What the task asks:
Restate the full listing word for word and leave the pictures out.

Information supplied:

<<<<

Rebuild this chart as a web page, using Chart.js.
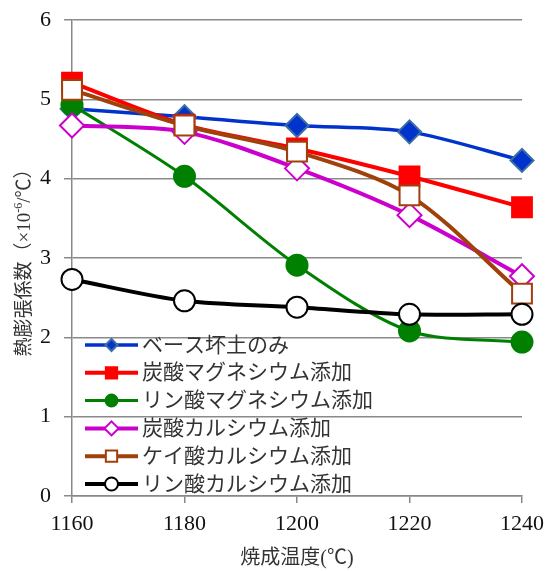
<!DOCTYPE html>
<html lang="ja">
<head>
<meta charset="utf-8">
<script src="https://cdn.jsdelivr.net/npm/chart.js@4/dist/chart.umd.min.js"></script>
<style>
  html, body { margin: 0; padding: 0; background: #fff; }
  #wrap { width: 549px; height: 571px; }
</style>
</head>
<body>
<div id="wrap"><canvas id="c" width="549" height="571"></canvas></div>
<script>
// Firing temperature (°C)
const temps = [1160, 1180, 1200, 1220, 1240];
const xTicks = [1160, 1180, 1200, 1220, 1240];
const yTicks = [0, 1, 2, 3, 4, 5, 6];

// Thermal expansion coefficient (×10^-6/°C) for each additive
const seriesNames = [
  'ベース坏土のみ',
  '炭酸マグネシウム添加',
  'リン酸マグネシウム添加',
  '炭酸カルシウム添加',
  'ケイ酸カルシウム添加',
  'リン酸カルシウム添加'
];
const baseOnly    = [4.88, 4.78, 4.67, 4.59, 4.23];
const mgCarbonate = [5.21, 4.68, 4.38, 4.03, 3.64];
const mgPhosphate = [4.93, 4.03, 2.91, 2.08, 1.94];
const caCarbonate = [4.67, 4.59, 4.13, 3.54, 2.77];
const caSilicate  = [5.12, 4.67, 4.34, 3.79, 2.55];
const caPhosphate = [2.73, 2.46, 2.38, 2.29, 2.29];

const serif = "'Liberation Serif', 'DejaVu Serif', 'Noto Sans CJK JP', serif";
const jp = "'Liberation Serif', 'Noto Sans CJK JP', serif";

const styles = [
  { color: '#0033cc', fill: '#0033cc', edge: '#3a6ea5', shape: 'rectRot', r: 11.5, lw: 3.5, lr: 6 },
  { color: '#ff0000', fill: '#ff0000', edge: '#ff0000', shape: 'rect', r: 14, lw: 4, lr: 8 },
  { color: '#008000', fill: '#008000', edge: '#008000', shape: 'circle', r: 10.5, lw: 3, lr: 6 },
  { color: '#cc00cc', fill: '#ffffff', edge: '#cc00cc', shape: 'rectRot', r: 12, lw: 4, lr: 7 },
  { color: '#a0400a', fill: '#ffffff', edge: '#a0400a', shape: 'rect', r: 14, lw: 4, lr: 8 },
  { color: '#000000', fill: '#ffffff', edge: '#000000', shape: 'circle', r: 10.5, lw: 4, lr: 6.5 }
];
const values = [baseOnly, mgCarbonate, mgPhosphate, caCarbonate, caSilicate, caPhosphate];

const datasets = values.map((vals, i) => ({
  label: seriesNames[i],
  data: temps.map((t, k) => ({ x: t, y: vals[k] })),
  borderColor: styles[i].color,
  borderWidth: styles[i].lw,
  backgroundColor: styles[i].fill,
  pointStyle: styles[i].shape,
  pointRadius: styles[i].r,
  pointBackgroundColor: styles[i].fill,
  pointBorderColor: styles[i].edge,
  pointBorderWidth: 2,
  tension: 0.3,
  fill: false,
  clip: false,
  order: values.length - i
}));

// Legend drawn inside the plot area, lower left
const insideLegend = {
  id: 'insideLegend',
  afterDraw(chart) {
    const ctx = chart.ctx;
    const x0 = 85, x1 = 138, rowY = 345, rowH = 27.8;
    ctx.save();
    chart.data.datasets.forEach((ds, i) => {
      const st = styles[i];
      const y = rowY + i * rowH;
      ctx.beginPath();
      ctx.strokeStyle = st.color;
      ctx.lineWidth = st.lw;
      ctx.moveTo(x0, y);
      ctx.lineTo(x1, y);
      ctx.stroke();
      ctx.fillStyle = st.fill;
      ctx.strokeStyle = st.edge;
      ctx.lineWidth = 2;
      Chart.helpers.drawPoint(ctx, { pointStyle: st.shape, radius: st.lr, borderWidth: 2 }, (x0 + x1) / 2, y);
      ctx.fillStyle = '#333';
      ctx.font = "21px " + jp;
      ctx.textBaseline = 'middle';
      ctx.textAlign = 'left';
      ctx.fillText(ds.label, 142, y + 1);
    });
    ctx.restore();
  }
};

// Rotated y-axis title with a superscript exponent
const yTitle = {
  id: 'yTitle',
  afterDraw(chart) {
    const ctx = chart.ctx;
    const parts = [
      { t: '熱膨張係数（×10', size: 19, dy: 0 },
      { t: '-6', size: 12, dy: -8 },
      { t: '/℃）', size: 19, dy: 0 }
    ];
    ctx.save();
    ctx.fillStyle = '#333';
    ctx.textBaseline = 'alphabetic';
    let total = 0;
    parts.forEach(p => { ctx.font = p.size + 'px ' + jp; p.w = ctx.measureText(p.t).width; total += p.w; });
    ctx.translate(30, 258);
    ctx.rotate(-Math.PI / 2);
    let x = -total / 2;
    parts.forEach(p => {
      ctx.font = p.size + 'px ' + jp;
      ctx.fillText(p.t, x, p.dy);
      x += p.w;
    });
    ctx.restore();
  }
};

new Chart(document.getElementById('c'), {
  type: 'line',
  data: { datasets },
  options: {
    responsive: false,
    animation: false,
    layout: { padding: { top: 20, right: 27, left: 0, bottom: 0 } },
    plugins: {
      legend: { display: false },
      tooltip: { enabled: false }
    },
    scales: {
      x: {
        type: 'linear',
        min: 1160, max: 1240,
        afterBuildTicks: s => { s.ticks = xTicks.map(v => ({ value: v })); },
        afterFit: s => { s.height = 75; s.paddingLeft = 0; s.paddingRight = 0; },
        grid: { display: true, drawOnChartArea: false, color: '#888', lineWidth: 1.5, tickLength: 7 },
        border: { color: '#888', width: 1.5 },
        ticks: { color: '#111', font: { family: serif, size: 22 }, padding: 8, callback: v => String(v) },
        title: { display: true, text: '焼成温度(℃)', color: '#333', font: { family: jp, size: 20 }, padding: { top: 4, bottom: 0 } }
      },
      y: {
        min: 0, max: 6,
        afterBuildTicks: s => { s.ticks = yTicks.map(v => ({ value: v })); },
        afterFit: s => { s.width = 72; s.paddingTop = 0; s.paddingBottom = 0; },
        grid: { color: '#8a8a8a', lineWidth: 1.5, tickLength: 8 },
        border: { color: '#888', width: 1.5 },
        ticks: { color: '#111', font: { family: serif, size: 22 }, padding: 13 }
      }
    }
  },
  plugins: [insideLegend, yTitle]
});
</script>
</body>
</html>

>>>>

Finished answer:
Rebuild this chart as a web page, using Chart.js.
<!DOCTYPE html>
<html lang="ja">
<head>
<meta charset="utf-8">
<script src="https://cdn.jsdelivr.net/npm/chart.js@4/dist/chart.umd.min.js"></script>
<style>
  html, body { margin: 0; padding: 0; background: #fff; }
  #wrap { width: 549px; height: 571px; }
</style>
</head>
<body>
<div id="wrap"><canvas id="c" width="549" height="571"></canvas></div>
<script>
// Firing temperature (°C)
const temps = [1160, 1180, 1200, 1220, 1240];
const xTicks = [1160, 1180, 1200, 1220, 1240];
const yTicks = [0, 1, 2, 3, 4, 5, 6];

// Thermal expansion coefficient (×10^-6/°C) for each additive
const seriesNames = [
  'ベース坏土のみ',
  '炭酸マグネシウム添加',
  'リン酸マグネシウム添加',
  '炭酸カルシウム添加',
  'ケイ酸カルシウム添加',
  'リン酸カルシウム添加'
];
const baseOnly    = [4.88, 4.78, 4.67, 4.59, 4.23];
const mgCarbonate = [5.21, 4.68, 4.38, 4.03, 3.64];
const mgPhosphate = [4.93, 4.03, 2.91, 2.08, 1.94];
const caCarbonate = [4.67, 4.59, 4.13, 3.54, 2.77];
const caSilicate  = [5.12, 4.67, 4.34, 3.79, 2.55];
const caPhosphate = [2.73, 2.46, 2.38, 2.29, 2.29];

const serif = "'Liberation Serif', 'DejaVu Serif', 'Noto Sans CJK JP', serif";
const jp = "'Liberation Serif', 'Noto Sans CJK JP', serif";

const styles = [
  { color: '#0033cc', fill: '#0033cc', edge: '#3a6ea5', shape: 'rectRot', r: 11.5, lw: 3.5, lr: 6 },
  { color: '#ff0000', fill: '#ff0000', edge: '#ff0000', shape: 'rect', r: 14, lw: 4, lr: 8 },
  { color: '#008000', fill: '#008000', edge: '#008000', shape: 'circle', r: 10.5, lw: 3, lr: 6 },
  { color: '#cc00cc', fill: '#ffffff', edge: '#cc00cc', shape: 'rectRot', r: 12, lw: 4, lr: 7 },
  { color: '#a0400a', fill: '#ffffff', edge: '#a0400a', shape: 'rect', r: 14, lw: 4, lr: 8 },
  { color: '#000000', fill: '#ffffff', edge: '#000000', shape: 'circle', r: 10.5, lw: 4, lr: 6.5 }
];
const values = [baseOnly, mgCarbonate, mgPhosphate, caCarbonate, caSilicate, caPhosphate];

const datasets = values.map((vals, i) => ({
  label: seriesNames[i],
  data: temps.map((t, k) => ({ x: t, y: vals[k] })),
  borderColor: styles[i].color,
  borderWidth: styles[i].lw,
  backgroundColor: styles[i].fill,
  pointStyle: styles[i].shape,
  pointRadius: styles[i].r,
  pointBackgroundColor: styles[i].fill,
  pointBorderColor: styles[i].edge,
  pointBorderWidth: 2,
  tension: 0.3,
  fill: false,
  clip: false,
  order: values.length - i
}));

// Legend drawn inside the plot area, lower left
const insideLegend = {
  id: 'insideLegend',
  afterDraw(chart) {
    const ctx = chart.ctx;
    const x0 = 85, x1 = 138, rowY = 345, rowH = 27.8;
    ctx.save();
    chart.data.datasets.forEach((ds, i) => {
      const st = styles[i];
      const y = rowY + i * rowH;
      ctx.beginPath();
      ctx.strokeStyle = st.color;
      ctx.lineWidth = st.lw;
      ctx.moveTo(x0, y);
      ctx.lineTo(x1, y);
      ctx.stroke();
      ctx.fillStyle = st.fill;
      ctx.strokeStyle = st.edge;
      ctx.lineWidth = 2;
      Chart.helpers.drawPoint(ctx, { pointStyle: st.shape, radius: st.lr, borderWidth: 2 }, (x0 + x1) / 2, y);
      ctx.fillStyle = '#333';
      ctx.font = "21px " + jp;
      ctx.textBaseline = 'middle';
      ctx.textAlign = 'left';
      ctx.fillText(ds.label, 142, y + 1);
    });
    ctx.restore();
  }
};

// Rotated y-axis title with a superscript exponent
const yTitle = {
  id: 'yTitle',
  afterDraw(chart) {
    const ctx = chart.ctx;
    const parts = [
      { t: '熱膨張係数（×10', size: 19, dy: 0 },
      { t: '-6', size: 12, dy: -8 },
      { t: '/℃）', size: 19, dy: 0 }
    ];
    ctx.save();
    ctx.fillStyle = '#333';
    ctx.textBaseline = 'alphabetic';
    let total = 0;
    parts.forEach(p => { ctx.font = p.size + 'px ' + jp; p.w = ctx.measureText(p.t).width; total += p.w; });
    ctx.translate(30, 258);
    ctx.rotate(-Math.PI / 2);
    let x = -total / 2;
    parts.forEach(p => {
      ctx.font = p.size + 'px ' + jp;
      ctx.fillText(p.t, x, p.dy);
      x += p.w;
    });
    ctx.restore();
  }
};

new Chart(document.getElementById('c'), {
  type: 'line',
  data: { datasets },
  options: {
    responsive: false,
    animation: false,
    layout: { padding: { top: 20, right: 27, left: 0, bottom: 0 } },
    plugins: {
      legend: { display: false },
      tooltip: { enabled: false }
    },
    scales: {
      x: {
        type: 'linear',
        min: 1160, max: 1240,
        afterBuildTicks: s => { s.ticks = xTicks.map(v => ({ value: v })); },
        afterFit: s => { s.height = 75; s.paddingLeft = 0; s.paddingRight = 0; },
        grid: { display: true, drawOnChartArea: false, color: '#888', lineWidth: 1.5, tickLength: 7 },
        border: { color: '#888', width: 1.5 },
        ticks: { color: '#111', font: { family: serif, size: 22 }, padding: 8, callback: v => String(v) },
        title: { display: true, text: '焼成温度(℃)', color: '#333', font: { family: jp, size: 20 }, padding: { top: 4, bottom: 0 } }
      },
      y: {
        min: 0, max: 6,
        afterBuildTicks: s => { s.ticks = yTicks.map(v => ({ value: v })); },
        afterFit: s => { s.width = 72; s.paddingTop = 0; s.paddingBottom = 0; },
        grid: { color: '#8a8a8a', lineWidth: 1.5, tickLength: 8 },
        border: { color: '#888', width: 1.5 },
        ticks: { color: '#111', font: { family: serif, size: 22 }, padding: 13 }
      }
    }
  },
  plugins: [insideLegend, yTitle]
});
</script>
</body>
</html>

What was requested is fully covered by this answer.